I’ve always been pretty proud to have bilingual kids. They’ve been in French immersion classes since preschool and are not, as I witnessed in the interview, functionally bilingual. Will they use the skills later in life? I don’t know, but I knew that learning a second language is easiest when your young, so I gave my kids the head start.
It could be said, by taking my sons to the HTML 150 coding sessions this week, I’m once again leading the pack by giving my kids the skills of learning a new language. While I’m not sure if my sons will use French in their careers, I’m pretty sure coding will be part of their future.
I stood back behind the camera, making a video of Zacharie doing an interview with the CBC about our visit to The HTML 150. As one of the youngest participants (by about 20 years), the reporter wanted to talk to Zacharie about coding and why he thought it was important to learn. Fair enough, except Zacharie was doing this interview in French.
The HTML150 is part of HTML500, an event series that made stops in nine cities across the country with 2500+ Canadians of all ages participating in Canada’s largest free learn to code event. With high industry demand and a coding labour skills gap predicted to hit 200,000 jobs by 2020, the HTML150 provides free access for anyone looking to take ownership of their digital literacy.
Lighthouse Labs is the key driver behind the HTML150, with their mission being to empower the next generation of developers, transforming the way tech education is delivered by making coding accessible to everyone.
National partner TELUS Digital is working closely with Lighthouse Labs to bring the HTML500 to life. “It has never been more important for the next generation to learn to code, the future of job stability depends on it. We are excited about the opportunity that The HTML500 presents as a unique learning outlet for the growing Canadian digital market,” said Shawn Mandel, vice-president, TELUS digital.
Many of those in attendance were people who had lost a job in the bad economic climate and were looking to pick up some skills to make them more attractive to employers.
And then there were my two boys.
The opening speeches bored them, and they ran off into the corner to play Minecraft while the sponsors talked about the importance of coding. Even the coding lessons themselves went a little beyond what they were prepared to pay attention to, but that didn’t matter – the class was about being hands on.

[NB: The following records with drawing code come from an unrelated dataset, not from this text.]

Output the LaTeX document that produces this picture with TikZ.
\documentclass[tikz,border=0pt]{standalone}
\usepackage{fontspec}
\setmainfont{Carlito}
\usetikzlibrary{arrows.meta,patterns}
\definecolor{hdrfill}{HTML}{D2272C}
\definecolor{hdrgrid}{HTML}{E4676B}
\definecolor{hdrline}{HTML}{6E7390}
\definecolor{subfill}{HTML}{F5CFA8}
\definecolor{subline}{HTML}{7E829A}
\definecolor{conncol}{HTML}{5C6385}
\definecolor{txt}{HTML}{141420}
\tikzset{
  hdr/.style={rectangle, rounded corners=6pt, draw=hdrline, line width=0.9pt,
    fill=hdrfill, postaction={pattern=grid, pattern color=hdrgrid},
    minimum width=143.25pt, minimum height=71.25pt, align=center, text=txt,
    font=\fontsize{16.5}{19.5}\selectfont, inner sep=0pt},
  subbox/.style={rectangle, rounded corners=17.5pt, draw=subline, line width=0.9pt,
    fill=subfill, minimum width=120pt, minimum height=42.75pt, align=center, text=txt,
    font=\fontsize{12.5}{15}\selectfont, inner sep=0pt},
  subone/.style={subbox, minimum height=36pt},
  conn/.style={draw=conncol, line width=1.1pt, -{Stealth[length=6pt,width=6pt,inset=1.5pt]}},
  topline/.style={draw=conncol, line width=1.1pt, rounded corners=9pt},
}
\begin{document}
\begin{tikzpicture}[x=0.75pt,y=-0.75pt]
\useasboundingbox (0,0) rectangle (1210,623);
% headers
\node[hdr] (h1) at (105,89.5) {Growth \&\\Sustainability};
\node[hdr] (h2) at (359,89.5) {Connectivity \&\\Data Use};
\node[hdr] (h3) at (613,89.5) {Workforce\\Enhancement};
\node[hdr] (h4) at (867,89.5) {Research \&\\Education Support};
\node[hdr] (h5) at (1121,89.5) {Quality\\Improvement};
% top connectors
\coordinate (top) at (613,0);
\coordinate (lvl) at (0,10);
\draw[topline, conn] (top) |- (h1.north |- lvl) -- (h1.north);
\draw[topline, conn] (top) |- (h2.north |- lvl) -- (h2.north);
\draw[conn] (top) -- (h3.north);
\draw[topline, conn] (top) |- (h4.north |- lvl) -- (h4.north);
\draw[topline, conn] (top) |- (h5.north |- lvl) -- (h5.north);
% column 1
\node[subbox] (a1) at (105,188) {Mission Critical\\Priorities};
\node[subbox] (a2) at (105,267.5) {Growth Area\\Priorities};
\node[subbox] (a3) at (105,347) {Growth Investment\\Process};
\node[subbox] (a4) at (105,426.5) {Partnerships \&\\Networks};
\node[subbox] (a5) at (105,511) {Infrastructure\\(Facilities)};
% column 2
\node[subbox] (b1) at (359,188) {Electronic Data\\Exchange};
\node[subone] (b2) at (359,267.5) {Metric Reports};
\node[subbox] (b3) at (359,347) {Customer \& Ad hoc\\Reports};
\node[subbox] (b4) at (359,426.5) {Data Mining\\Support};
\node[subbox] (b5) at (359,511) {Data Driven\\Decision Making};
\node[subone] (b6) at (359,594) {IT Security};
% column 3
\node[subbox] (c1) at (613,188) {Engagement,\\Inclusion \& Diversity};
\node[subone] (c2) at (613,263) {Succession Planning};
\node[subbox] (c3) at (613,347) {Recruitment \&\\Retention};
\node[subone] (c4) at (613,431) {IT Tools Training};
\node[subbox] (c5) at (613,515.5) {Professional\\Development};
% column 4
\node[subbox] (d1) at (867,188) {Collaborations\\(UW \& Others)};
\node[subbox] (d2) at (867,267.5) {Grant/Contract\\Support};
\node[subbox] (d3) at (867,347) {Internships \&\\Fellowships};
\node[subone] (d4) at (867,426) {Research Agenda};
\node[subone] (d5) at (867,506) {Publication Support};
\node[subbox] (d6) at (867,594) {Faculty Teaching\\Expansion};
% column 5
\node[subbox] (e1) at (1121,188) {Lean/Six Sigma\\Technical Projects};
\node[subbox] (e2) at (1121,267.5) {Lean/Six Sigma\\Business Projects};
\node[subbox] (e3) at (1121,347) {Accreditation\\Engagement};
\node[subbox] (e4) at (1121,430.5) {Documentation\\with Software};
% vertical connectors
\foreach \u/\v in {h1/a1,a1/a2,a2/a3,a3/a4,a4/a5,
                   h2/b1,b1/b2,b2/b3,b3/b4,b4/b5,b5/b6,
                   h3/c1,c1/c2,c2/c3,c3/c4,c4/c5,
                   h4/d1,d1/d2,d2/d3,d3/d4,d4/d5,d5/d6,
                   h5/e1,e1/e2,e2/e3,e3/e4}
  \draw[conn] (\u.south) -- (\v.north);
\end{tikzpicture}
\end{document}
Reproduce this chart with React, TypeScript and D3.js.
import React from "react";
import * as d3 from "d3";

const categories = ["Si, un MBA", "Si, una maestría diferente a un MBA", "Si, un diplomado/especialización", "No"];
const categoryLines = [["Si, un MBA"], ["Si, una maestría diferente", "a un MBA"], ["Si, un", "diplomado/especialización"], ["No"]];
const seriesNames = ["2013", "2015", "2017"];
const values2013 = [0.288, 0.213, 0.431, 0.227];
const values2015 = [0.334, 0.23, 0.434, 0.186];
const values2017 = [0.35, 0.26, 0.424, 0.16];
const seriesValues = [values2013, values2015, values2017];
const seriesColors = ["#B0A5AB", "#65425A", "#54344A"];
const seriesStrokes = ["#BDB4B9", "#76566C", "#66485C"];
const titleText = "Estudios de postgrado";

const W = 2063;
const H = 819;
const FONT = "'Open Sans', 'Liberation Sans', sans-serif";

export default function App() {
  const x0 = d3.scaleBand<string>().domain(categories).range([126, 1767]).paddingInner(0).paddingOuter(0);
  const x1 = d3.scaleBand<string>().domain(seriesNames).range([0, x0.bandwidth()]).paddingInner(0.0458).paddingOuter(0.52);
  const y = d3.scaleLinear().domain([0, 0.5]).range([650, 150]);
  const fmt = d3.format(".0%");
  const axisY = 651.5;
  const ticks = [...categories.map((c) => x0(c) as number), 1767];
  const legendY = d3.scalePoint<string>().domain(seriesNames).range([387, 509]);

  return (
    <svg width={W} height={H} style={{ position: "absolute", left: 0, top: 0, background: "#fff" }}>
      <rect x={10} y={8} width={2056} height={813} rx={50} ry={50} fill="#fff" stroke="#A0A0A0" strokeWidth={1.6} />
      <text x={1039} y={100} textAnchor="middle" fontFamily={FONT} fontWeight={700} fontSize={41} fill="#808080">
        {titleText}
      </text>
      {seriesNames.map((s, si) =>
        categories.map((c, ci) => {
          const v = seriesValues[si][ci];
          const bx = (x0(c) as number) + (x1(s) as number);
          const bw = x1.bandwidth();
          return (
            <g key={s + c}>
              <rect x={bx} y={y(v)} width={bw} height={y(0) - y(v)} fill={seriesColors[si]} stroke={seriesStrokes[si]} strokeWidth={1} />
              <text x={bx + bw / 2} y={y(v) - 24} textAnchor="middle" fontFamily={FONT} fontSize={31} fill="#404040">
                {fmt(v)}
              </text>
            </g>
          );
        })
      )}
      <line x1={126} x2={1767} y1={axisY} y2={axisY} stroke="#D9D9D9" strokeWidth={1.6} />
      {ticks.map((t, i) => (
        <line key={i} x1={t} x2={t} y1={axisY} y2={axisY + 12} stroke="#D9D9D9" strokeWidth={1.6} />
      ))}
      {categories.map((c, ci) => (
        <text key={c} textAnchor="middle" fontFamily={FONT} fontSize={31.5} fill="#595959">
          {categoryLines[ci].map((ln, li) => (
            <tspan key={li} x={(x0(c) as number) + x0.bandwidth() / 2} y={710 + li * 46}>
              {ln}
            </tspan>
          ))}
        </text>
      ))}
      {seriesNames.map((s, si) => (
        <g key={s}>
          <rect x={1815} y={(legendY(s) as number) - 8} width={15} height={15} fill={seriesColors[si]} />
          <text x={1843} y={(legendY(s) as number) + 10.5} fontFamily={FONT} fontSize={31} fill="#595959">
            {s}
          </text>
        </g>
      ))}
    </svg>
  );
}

I taught myself HTML nearly 20 years ago when I built my first website. I’m old school. I’m not an expert, it’s always been a hobby, but it’s served me well with my ability to turn out websites and learn about technology. My coding experience has created a very decent side hustle for me for the past few decades.
With my experience, and the refresher from the lecture, I sat down with my boys to create some websites. Now I did tell Charlie we would be making apps on this day to woo him along, so he was a little disappointed, but still dove right into listing commands, creating a homepage for where all the games and apps he hopes to create would live.

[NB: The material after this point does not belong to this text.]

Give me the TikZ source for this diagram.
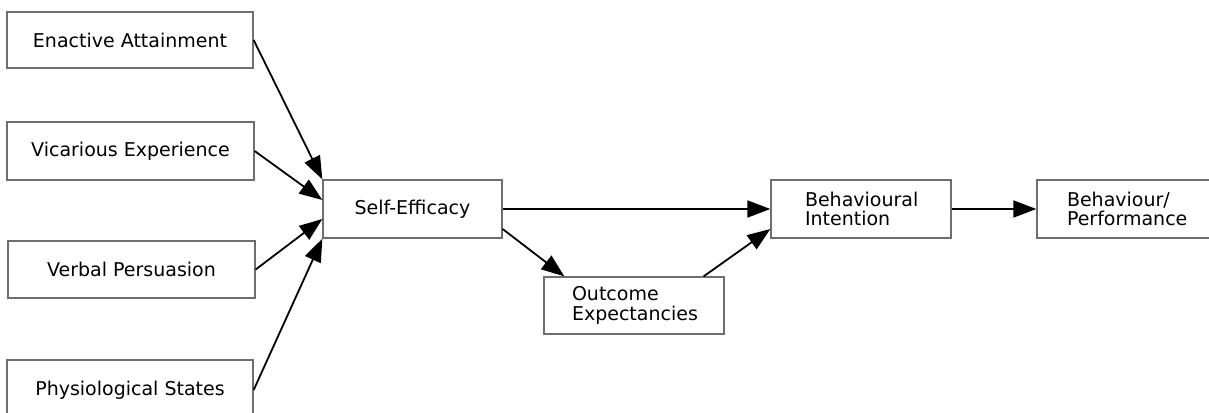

Zacharie, long a tinkerer with Google Docs and GarageBand, created a webpage for his music compositions (click to see it and hear the music):
We bailed early on the day before we could get to properly publishing our projects. Like I said, the boys were the youngest there and me bouncing between keeping them interested and coding their projects was exhausting.
But they got a taste.
The next day we picked up some gear to refurbish an older computer so Charlie could have his own. He wants to finish his website and “start working on my apps, Daddy.”
Coding IS a trade. It’s something that, once you know, you can work anywhere in the world. Just like knowing a second language opens new opportunities, knowing coding – even just the basics of HTML – can put you in control of the computers that will run our economy, giving you more opportunities.
Here are some websites, programs, and tools you can use to teach your kids (or yourself) some new coding tricks:
Atom – this is a free program you can use to build your websites with HTML and CSS. It’s wonderfully easy to use and the prompts to offer code tips, and different color coded elements to validate your code made it a breeze.
start.html500.com – this is the syllabus we used for our afternoon of coding. There are easy lessons and walkthroughs for many of the elements to get you started.
Codecademy – many of the mentors mentioned this site as a place to take extra courses to dig deeper or refreshers on basic concepts
W3School – a very handy website to look up common code commands and try them in a WYSIWYG editor before plopping them into your project.
Lynda.com – one of the greatest education resources online is free with your library card. Get the card, get a Lynda account and learn at your own pace – for free.